Write out exactly the lines from the line with "Emit a LaTeX" through the line with "(clock) at (-14,4)", including both, and nothing more.

[BEGIN RECORDS SHOWN]

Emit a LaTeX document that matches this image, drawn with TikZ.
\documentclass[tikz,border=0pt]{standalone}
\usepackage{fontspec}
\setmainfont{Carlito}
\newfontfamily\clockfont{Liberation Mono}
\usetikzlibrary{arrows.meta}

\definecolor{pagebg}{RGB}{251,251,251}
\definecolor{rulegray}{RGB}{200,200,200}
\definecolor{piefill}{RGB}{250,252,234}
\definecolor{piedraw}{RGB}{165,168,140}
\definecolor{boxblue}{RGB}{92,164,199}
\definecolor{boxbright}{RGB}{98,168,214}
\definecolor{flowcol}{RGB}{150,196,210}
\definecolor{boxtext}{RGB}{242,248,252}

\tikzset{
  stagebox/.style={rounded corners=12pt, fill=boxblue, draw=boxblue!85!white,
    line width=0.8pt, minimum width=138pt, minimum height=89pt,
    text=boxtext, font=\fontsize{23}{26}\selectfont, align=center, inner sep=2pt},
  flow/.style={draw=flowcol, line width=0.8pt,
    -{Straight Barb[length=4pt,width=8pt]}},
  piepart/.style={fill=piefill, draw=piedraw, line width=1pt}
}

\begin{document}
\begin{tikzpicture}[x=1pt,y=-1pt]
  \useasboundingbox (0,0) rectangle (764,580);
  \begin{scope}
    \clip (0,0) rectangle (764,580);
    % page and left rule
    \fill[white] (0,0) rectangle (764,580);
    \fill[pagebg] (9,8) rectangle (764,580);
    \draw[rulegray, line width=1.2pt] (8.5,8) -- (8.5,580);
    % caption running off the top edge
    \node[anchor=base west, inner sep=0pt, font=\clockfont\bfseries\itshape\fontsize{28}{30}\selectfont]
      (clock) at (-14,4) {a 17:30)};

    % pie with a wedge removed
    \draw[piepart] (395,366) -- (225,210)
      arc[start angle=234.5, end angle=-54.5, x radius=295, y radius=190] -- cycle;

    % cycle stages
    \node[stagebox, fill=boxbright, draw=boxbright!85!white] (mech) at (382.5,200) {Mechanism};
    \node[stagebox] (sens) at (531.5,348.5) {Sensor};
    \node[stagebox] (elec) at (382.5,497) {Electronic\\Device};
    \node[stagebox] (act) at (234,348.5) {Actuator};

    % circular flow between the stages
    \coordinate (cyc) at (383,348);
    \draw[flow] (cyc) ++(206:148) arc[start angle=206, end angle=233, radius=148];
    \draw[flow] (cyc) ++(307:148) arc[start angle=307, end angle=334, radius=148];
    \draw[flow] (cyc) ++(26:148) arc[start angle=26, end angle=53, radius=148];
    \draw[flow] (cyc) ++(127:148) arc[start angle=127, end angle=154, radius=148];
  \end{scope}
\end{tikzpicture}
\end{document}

[END RECORDS SHOWN]
[BEGIN RECORDS SHOWN]

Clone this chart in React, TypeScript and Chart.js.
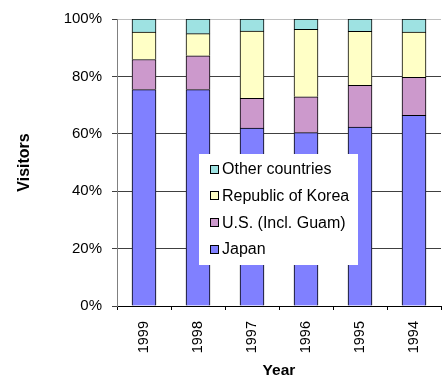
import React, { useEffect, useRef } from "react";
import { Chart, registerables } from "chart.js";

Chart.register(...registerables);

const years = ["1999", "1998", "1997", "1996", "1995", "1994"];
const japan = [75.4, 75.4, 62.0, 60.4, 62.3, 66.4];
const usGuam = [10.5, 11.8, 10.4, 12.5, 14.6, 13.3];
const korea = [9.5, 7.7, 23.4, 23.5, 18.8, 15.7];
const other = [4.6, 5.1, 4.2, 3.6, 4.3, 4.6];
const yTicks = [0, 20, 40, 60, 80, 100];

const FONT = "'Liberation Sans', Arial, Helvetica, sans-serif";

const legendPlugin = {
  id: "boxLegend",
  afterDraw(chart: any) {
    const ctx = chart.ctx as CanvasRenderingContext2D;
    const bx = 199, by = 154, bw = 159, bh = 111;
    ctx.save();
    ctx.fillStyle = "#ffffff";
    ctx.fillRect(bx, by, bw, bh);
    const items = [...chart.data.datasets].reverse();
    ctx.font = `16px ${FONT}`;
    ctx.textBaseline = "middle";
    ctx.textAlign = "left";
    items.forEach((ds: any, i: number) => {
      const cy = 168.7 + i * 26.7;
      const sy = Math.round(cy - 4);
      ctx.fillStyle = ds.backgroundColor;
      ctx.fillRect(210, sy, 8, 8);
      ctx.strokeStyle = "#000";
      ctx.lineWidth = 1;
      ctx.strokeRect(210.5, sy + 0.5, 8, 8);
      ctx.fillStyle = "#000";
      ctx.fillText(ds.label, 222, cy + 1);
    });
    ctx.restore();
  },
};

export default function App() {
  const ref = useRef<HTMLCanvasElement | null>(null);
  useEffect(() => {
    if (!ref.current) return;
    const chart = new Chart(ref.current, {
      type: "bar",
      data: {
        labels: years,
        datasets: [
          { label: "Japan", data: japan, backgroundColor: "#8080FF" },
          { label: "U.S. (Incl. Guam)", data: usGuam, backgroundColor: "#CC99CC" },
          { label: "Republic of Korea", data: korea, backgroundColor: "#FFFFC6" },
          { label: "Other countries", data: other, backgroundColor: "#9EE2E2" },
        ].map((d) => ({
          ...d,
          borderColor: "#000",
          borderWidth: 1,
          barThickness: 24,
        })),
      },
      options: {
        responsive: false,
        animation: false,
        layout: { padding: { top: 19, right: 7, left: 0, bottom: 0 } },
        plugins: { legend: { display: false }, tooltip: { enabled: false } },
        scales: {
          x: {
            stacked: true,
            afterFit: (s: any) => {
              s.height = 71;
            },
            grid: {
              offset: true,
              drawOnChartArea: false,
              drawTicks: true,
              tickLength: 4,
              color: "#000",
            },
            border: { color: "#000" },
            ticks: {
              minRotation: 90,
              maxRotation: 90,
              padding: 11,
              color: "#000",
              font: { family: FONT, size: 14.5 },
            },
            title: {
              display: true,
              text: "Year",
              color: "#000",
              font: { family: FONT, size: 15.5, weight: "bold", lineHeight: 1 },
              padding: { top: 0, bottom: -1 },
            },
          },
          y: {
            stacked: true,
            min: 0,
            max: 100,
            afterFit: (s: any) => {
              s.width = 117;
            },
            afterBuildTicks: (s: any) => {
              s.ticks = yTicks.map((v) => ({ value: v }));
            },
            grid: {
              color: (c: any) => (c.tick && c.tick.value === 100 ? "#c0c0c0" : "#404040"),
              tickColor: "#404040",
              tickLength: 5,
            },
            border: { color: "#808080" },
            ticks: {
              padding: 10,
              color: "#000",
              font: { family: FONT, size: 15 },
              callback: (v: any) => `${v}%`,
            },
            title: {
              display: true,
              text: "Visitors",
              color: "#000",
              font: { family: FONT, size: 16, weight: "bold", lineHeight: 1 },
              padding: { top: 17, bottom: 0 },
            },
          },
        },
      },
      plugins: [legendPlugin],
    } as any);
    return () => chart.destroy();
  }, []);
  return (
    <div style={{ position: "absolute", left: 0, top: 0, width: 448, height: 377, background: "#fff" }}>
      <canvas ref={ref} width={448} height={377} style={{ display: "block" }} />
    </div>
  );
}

[END RECORDS SHOWN]

= RESULT FOR THIS TASK =
Emit a LaTeX document that matches this image, drawn with TikZ.
\documentclass[tikz,border=0pt]{standalone}
\usepackage{fontspec}
\setmainfont{Carlito}
\newfontfamily\clockfont{Liberation Mono}
\usetikzlibrary{arrows.meta}

\definecolor{pagebg}{RGB}{251,251,251}
\definecolor{rulegray}{RGB}{200,200,200}
\definecolor{piefill}{RGB}{250,252,234}
\definecolor{piedraw}{RGB}{165,168,140}
\definecolor{boxblue}{RGB}{92,164,199}
\definecolor{boxbright}{RGB}{98,168,214}
\definecolor{flowcol}{RGB}{150,196,210}
\definecolor{boxtext}{RGB}{242,248,252}

\tikzset{
  stagebox/.style={rounded corners=12pt, fill=boxblue, draw=boxblue!85!white,
    line width=0.8pt, minimum width=138pt, minimum height=89pt,
    text=boxtext, font=\fontsize{23}{26}\selectfont, align=center, inner sep=2pt},
  flow/.style={draw=flowcol, line width=0.8pt,
    -{Straight Barb[length=4pt,width=8pt]}},
  piepart/.style={fill=piefill, draw=piedraw, line width=1pt}
}

\begin{document}
\begin{tikzpicture}[x=1pt,y=-1pt]
  \useasboundingbox (0,0) rectangle (764,580);
  \begin{scope}
    \clip (0,0) rectangle (764,580);
    % page and left rule
    \fill[white] (0,0) rectangle (764,580);
    \fill[pagebg] (9,8) rectangle (764,580);
    \draw[rulegray, line width=1.2pt] (8.5,8) -- (8.5,580);
    % caption running off the top edge
    \node[anchor=base west, inner sep=0pt, font=\clockfont\bfseries\itshape\fontsize{28}{30}\selectfont]
      (clock) at (-14,4) {a 17:30)};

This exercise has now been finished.